### STATED GOAL
Only the lines from the one containing "Write a web" down to the one containing "const height = 621;" should be printed, exactly as they stand, ends included.

### DATA ROWS

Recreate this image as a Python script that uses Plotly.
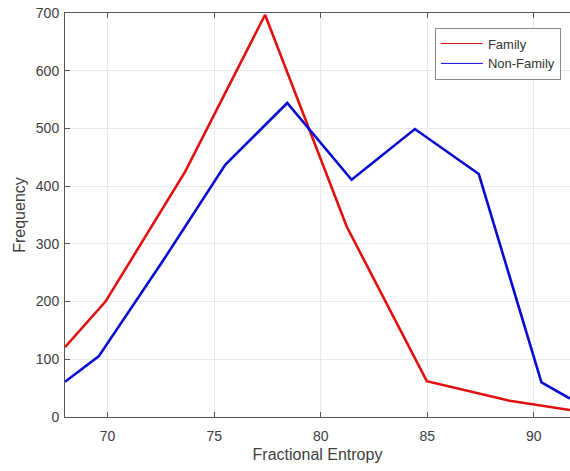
--
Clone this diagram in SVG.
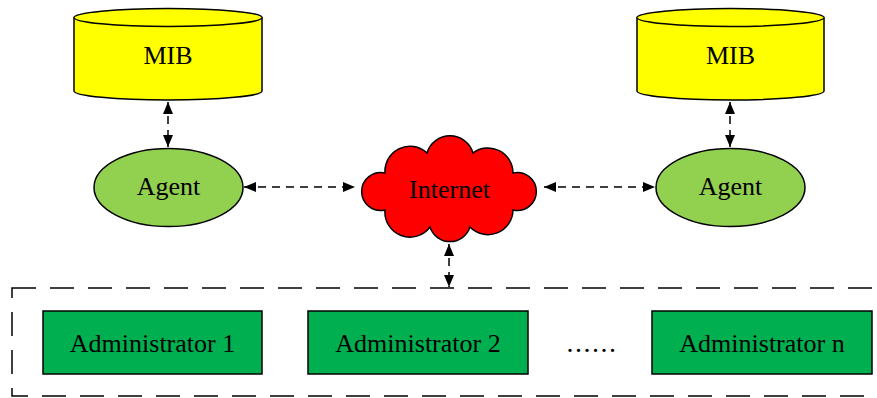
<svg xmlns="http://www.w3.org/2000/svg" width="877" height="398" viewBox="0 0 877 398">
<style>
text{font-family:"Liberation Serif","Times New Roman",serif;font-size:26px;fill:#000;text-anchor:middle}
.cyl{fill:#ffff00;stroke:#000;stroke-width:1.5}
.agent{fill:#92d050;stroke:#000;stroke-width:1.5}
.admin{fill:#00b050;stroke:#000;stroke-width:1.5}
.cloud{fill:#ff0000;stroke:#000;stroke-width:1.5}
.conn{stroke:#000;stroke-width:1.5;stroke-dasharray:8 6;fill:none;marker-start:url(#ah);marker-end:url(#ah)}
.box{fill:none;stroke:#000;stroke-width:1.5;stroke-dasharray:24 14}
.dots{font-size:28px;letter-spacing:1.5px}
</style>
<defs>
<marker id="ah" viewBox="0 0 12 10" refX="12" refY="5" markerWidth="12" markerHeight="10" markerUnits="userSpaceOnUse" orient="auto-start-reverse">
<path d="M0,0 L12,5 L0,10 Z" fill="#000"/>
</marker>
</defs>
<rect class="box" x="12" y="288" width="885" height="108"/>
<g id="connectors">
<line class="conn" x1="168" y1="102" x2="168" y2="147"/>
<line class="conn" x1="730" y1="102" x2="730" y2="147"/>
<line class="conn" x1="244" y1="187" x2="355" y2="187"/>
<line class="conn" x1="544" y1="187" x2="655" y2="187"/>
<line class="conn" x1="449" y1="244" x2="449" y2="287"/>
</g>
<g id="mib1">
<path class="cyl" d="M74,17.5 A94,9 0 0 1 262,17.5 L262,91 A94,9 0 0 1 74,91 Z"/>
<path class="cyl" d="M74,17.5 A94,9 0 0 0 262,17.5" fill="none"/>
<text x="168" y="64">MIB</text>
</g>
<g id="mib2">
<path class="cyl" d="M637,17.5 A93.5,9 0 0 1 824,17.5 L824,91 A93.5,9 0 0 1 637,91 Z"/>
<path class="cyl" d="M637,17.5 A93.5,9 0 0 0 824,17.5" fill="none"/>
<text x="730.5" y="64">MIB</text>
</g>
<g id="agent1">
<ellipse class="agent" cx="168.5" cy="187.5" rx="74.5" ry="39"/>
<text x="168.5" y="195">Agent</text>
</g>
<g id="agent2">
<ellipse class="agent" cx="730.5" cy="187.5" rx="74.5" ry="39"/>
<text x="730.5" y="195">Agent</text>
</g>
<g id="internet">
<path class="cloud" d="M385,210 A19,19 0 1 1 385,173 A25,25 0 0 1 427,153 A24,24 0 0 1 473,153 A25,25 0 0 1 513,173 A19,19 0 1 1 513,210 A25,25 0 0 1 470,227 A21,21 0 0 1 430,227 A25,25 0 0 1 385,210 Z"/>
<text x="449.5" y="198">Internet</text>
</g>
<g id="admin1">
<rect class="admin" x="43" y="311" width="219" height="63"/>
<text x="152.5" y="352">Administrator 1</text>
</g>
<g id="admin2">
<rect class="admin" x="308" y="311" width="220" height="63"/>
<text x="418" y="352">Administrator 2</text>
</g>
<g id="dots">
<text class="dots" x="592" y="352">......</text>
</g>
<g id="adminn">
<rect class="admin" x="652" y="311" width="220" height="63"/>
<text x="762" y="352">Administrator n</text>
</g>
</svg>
--
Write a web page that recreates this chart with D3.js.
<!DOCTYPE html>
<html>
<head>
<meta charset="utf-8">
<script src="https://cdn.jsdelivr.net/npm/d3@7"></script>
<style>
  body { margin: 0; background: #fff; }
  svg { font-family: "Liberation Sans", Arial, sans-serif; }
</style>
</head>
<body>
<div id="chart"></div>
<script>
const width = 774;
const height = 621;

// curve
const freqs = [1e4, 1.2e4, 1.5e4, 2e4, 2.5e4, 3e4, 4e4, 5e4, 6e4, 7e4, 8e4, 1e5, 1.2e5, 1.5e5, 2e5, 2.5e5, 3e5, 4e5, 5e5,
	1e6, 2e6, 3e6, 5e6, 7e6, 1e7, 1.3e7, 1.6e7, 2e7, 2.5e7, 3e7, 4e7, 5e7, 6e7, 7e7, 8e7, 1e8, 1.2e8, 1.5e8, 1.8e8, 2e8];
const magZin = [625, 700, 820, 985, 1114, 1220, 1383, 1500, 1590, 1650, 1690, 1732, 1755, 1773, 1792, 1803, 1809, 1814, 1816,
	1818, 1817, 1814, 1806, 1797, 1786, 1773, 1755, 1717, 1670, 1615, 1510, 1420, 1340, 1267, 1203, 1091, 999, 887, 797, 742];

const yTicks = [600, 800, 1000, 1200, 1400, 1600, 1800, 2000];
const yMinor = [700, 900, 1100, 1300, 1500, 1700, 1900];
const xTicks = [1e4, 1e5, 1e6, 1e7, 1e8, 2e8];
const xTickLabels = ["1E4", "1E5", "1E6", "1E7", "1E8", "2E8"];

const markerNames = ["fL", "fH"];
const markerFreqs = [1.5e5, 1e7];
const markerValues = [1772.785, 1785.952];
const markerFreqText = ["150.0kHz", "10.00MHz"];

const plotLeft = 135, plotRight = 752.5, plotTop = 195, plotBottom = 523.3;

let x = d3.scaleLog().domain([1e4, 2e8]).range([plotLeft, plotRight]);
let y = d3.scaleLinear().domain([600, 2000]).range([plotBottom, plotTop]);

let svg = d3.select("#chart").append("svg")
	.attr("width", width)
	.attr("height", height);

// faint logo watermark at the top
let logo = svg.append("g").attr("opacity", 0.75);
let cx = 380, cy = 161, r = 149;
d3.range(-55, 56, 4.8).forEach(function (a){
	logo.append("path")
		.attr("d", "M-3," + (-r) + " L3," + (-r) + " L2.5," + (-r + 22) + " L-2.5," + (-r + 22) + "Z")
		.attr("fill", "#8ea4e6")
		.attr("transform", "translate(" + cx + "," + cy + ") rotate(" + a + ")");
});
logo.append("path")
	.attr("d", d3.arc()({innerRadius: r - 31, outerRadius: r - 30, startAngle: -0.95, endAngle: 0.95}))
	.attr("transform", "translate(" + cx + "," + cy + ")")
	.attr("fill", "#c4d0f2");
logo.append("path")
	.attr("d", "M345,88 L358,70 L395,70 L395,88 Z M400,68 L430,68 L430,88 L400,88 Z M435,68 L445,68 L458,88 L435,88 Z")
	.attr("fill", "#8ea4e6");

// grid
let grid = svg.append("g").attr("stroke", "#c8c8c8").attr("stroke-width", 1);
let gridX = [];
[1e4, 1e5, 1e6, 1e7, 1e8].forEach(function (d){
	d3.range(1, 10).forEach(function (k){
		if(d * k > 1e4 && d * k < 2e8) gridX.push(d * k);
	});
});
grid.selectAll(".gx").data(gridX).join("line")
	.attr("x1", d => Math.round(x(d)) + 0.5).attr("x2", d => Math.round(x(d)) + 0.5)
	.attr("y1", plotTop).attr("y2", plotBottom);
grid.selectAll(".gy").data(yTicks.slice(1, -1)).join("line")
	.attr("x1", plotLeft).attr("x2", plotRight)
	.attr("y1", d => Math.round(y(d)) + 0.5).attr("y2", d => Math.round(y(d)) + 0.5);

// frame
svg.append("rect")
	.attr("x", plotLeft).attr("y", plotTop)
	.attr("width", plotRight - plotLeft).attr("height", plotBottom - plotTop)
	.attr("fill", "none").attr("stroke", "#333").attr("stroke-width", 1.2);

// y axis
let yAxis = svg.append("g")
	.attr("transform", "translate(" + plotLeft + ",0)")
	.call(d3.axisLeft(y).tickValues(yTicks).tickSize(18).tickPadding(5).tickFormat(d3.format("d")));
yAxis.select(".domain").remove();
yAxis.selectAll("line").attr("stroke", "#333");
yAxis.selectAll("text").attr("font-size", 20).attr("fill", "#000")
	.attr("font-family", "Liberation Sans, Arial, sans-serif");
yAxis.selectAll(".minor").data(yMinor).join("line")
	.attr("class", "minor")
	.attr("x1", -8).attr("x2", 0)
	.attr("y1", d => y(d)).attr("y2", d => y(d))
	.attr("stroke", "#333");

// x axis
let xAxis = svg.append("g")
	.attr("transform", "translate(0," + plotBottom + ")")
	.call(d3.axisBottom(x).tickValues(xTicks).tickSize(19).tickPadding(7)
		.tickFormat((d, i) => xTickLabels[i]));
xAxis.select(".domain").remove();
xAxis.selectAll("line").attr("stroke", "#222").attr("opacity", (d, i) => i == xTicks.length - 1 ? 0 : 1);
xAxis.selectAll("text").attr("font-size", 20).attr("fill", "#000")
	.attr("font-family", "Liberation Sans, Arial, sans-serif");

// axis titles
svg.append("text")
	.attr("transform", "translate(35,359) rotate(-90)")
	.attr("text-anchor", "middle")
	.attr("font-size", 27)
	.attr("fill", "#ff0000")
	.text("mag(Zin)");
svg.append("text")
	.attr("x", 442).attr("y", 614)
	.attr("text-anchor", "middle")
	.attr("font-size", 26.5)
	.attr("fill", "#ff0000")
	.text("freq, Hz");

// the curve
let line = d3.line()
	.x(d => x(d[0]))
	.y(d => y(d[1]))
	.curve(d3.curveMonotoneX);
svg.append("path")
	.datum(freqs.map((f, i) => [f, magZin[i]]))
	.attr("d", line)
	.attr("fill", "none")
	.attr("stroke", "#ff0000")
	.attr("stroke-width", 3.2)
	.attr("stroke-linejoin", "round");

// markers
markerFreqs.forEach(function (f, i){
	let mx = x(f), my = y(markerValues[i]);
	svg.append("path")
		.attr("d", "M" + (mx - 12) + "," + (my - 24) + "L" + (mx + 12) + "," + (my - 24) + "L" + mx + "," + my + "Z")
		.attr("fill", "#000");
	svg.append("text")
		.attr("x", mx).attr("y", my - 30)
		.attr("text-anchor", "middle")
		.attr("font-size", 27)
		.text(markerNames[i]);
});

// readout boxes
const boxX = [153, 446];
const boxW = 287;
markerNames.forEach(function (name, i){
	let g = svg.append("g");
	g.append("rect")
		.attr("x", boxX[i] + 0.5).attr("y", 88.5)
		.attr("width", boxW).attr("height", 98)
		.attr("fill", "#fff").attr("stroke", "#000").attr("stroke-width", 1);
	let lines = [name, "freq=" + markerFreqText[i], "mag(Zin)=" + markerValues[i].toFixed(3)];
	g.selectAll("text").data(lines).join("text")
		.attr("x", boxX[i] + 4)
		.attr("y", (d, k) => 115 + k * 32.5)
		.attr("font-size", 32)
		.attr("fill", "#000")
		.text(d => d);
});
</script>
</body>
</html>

### EXERCISE SOLUTION
Write a web page that recreates this chart with D3.js.
<!DOCTYPE html>
<html>
<head>
<meta charset="utf-8">
<script src="https://cdn.jsdelivr.net/npm/d3@7"></script>
<style>
  body { margin: 0; background: #fff; }
  svg { font-family: "Liberation Sans", Arial, sans-serif; }
</style>
</head>
<body>
<div id="chart"></div>
<script>
const width = 774;
const height = 621;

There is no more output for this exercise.